The experimenters found that the probability of particle scattering for the most violent collisions is significantly higher than that predicted by current theoretical models. Collaborators believe that more studies of both experimental data and theoretical analyses will show whether relatively small adjustments to theory can reconcile the discrepancy between the theory and the recent measurements; or whether the data are the first hint that the fundamental constituents of matter may not be fundamental after all.

The atomic nucleus is made of neutrons and protons. The current theory of the structure of matter holds that the subatomic particles known as quarks are the smallest fundamental building blocks of the proton. The first evidence that protons were made up of quarks came in the late 1960s, when very high energy electrons scattered off protons more violently than experimenters expected. Evidence over the last quarter century, including the discovery of the top quark at Fermilab in 1995, has provided strong confirmation of the quark theory of the structure of matter, in which the force-carrying particles called gluons bind the quarks together to form the proton.

The CDF researchers used the world’s highest-energy particle beams to probe deep inside the proton’s structure to the smallest distances yet explored. They found that the data from this exploration agreed very well with current theory at distances of about 100 times to about 1000 times smaller than the proton. However, beyond about 1/1000th the size of the proton, the data began to diverge from the theory.

One prosaic explanation for the observed discrepancy is that the quark-gluon mixture that makes up the proton shares the momentum of the proton in such a way that one piece carries a larger fraction of the momentum than previously believed. This interpretation would need to be reconciled with a large body of data from many other experiments. A second, more exciting, possible interpretation is that the quarks themselves are made up of something smaller still-a whole new level in the makeup of matter. The experimenters need to study other aspects of their data in order to say more about which, if either, of these interpretations is correct.

The CDF physicists carried out their experiments over the past two years at Fermi National Accelerator Laboratory’s Tevatron Collider, the world’s highest energy particle accelerator. Fermilab is a Department of Energy national laboratory, 30 miles west of Chicago. The CDF collaboration consists of physicists from 35 institutions in 14 states and five countries from around the world.

The CDF experiment is similar in spirit to the historic experiments of Sir Ernest Rutherford. In 1909, students in his laboratory directed alpha particles from a lump of decaying radium at sheets of gold foil. The unexpected way the particles scattered when they hit the foil led Rutherford to the discovery of the atomic nucleus in 1911. In a high-energy parallel, the CDF experiment looks at scattering in collisions between protons and antiprotons with energies more than 100,000 times higher than Rutherford’s projectiles. The higher energies allow CDF to probe structures much smaller than the atomic nucleus, down to the level of the quarks and gluons.

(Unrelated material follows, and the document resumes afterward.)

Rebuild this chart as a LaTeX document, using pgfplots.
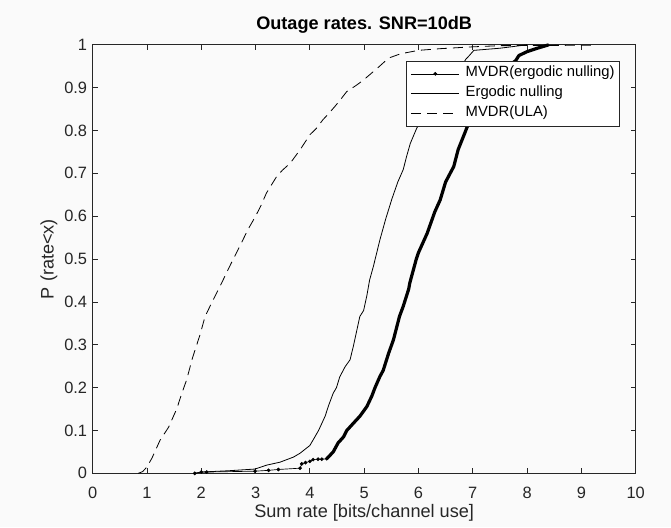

To study how the quarks and gluons behave, physicists use very high energy accelerators that act like powerful microscopes to allow researchers to “peer” inside the proton. Ordinary optical microscopes can only resolve, or see, objects larger than the wavelength of light, about the size of a small speck of dust. Electron microscopes accelerate electrons to scatter off much smaller objects and can “see” structures about 1000 times smaller. It is a fundamental principle of physics that higher energy transfers are required to probe, or “see,” smaller objects. Since the Fermilab accelerator has the world’s highest energy, it can probe the smallest distances.

Two years ago, the same CDF collaboration at Fermilab announced the first evidence for the top quark, the last quark to be discovered of the six predicted by current theory. The top quark completed the current theoretical picture of the fundamental structure of matter. Further research will show whether the picture needs repainting, or requires only a slight adjustment to the frame.